The reported stockpile of whale meat is a record, and there's probably even more stored elsewhere which isn't subject to data collection. If the whaling industry loses the subsidies and loans, it would face bankruptcy as there's no demand.

Rising fuel costs and the added security needed to combat Sea Shepherd has raised the annual cost of the Antarctic expeditions, while the mother ship, the Nisshin Maru, is reportedly in need of a major refit, costing potentially millions of dollars to taxpayers.

While the ICJ decision does not prevent Japan from continuing its 'scientific' program in the North Pacific, the cull there yields fewer whales and is now at risk of legal challenge, McNeill said. Japan's whalers may also seek an increased quota for coastal whaling as a quid pro quo.

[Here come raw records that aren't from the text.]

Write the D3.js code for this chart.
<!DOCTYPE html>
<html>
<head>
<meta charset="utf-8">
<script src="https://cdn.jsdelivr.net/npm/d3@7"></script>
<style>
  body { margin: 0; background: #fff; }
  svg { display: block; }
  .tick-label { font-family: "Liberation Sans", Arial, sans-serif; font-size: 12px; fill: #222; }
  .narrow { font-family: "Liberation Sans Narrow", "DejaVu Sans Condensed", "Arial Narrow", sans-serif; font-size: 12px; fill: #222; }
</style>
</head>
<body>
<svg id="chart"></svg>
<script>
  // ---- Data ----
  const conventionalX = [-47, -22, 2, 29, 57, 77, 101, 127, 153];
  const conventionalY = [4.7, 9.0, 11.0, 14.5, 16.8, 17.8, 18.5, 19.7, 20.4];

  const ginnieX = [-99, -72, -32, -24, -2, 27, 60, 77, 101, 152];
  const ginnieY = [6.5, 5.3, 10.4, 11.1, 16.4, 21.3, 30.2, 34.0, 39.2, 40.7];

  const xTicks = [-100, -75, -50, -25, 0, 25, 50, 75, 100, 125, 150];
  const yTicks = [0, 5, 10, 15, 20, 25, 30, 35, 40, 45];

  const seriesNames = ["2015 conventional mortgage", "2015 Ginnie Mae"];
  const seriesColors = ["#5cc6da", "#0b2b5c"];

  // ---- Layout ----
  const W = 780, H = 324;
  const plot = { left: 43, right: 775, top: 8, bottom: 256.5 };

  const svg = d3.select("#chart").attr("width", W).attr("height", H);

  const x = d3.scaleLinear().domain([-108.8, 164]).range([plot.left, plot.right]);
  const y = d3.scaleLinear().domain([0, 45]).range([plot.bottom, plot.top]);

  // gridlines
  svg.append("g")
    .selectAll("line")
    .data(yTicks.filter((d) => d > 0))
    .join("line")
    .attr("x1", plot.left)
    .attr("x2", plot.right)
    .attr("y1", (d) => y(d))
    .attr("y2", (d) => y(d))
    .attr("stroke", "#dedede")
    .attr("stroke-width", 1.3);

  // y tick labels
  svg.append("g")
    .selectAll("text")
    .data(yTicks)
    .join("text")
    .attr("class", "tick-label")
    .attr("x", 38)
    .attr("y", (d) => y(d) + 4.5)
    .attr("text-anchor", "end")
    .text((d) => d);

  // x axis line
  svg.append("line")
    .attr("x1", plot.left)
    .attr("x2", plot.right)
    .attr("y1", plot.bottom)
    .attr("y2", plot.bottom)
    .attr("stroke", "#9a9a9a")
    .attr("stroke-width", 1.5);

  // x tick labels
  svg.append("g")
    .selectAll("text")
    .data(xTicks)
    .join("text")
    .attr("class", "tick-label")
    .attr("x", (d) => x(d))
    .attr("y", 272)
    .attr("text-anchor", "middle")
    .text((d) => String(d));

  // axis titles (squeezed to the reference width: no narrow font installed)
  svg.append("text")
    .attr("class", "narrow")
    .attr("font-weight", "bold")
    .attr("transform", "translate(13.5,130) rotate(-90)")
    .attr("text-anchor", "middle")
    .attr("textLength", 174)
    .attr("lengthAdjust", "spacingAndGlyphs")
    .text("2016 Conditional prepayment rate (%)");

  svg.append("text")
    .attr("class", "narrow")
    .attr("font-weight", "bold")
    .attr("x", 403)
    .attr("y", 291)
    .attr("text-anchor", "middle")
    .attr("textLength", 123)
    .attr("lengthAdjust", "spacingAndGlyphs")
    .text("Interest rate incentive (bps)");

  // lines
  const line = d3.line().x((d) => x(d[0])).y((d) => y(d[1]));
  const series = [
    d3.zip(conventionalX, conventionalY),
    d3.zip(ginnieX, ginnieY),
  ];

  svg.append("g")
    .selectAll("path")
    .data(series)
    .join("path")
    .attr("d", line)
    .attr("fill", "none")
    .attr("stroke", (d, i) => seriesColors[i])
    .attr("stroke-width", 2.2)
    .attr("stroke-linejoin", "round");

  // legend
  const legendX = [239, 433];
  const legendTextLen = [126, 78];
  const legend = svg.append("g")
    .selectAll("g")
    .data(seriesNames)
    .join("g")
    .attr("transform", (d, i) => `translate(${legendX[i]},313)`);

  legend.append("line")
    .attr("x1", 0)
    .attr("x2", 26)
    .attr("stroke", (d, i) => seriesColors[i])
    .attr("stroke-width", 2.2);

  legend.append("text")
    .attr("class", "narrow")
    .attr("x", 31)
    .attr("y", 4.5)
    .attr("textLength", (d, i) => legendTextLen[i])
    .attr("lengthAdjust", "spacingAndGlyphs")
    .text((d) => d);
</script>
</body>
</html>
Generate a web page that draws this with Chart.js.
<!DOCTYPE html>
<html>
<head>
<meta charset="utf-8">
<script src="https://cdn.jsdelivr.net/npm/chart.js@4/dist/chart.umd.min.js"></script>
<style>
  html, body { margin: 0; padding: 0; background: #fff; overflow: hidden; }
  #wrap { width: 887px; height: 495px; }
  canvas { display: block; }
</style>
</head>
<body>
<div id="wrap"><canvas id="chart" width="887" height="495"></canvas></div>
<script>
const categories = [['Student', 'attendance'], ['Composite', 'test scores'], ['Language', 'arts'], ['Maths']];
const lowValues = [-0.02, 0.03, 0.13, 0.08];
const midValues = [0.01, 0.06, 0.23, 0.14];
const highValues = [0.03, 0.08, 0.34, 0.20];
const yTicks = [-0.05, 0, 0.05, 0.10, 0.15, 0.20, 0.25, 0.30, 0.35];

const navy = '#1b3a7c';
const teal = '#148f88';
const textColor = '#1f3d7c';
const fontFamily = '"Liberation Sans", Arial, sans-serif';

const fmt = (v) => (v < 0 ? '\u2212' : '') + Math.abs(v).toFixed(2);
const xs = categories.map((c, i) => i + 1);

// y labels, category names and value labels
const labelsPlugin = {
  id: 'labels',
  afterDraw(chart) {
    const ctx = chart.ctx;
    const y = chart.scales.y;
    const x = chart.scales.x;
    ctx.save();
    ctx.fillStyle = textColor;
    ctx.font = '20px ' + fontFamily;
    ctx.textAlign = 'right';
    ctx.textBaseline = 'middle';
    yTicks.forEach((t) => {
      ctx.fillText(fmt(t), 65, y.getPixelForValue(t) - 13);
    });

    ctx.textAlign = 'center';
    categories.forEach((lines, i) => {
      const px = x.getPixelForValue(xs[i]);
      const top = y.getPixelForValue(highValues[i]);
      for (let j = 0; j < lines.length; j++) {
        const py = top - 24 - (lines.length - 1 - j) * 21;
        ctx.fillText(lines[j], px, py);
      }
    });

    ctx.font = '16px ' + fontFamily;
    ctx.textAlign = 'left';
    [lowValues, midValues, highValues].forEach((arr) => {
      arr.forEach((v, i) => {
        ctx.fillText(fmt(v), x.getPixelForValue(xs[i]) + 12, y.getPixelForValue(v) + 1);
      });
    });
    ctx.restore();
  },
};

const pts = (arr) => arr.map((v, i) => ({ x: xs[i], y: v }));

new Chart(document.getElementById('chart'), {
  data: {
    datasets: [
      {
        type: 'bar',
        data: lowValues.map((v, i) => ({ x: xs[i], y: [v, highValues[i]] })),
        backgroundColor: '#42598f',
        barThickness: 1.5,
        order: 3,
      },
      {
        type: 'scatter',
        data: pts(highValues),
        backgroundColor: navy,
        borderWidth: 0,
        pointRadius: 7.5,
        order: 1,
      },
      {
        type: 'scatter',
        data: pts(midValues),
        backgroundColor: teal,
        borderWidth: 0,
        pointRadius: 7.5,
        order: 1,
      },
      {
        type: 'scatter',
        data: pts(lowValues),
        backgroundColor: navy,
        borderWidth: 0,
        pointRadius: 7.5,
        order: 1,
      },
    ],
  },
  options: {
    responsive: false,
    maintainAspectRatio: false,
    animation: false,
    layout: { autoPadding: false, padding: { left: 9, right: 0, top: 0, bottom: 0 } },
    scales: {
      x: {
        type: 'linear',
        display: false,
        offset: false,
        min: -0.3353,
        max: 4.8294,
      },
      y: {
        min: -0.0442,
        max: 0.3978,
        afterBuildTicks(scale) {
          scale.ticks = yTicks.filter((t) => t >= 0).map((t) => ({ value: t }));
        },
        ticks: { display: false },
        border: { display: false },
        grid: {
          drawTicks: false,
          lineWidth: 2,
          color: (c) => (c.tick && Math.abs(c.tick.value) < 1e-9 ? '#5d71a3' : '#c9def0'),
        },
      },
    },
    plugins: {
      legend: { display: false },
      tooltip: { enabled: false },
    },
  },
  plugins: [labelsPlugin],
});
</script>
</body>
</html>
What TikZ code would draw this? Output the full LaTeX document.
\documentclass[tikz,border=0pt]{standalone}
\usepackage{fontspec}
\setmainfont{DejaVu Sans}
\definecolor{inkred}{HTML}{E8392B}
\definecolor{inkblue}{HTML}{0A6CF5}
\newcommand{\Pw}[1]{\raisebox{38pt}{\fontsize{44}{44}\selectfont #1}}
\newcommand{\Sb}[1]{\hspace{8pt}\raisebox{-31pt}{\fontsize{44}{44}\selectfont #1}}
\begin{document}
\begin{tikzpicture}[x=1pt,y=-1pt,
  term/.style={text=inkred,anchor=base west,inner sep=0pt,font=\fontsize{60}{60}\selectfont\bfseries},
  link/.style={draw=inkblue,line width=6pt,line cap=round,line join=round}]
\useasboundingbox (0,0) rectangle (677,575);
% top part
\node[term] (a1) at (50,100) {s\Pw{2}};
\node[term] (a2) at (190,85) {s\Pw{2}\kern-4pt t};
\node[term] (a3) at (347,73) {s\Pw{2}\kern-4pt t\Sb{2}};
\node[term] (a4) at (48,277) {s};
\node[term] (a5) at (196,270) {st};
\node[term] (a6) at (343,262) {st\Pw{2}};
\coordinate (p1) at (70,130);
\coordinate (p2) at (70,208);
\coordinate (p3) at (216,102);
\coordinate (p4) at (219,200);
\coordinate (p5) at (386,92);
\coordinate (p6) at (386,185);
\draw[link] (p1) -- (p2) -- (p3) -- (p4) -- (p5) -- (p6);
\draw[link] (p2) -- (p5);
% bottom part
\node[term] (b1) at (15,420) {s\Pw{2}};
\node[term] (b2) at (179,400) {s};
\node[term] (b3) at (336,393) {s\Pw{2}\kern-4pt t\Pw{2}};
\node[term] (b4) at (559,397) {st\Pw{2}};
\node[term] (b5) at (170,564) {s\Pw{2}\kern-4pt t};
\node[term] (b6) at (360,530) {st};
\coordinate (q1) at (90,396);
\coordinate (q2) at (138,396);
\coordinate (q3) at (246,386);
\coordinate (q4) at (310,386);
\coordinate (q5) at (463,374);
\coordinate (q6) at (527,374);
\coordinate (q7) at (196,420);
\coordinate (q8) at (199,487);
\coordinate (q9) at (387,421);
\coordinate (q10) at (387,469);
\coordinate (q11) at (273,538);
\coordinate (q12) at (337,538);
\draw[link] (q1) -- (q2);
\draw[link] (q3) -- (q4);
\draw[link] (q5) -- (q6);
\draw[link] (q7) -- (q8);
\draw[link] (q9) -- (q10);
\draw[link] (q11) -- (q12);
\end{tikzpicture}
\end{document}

Both McNeill and McCurry said the other option of withdrawing from the International Whaling Commission was not viable for Japan either. 'Japan is involved in a dispute with China over the Senkaku islands, and it's always pointing out how China is wrong to attempt to change the status quo in the region and that it must obey international law,' McCurry said:

This dispute is just going to get more complicated as the years pass, and Japan is going to need the support of the international community to take the high legal and moral ground. So it can't say that in one instance and in the next say because it hasn't got its way on whaling it's going to pull out of the IWC.

'It may not have been the ICJ and the environmental campaigns that did for Japanese whaling, but Japan's relations with its neighbours,' McCurry said. Perhaps not coincidentally, Australia and Japan announced a free trade deal just days after the whaling ruling, with both nations committing to a broader relationship across the economic and defence spheres. 

Finally, the international court has helped break the loop on Japan's Groundhog Day for whaling, and not before time.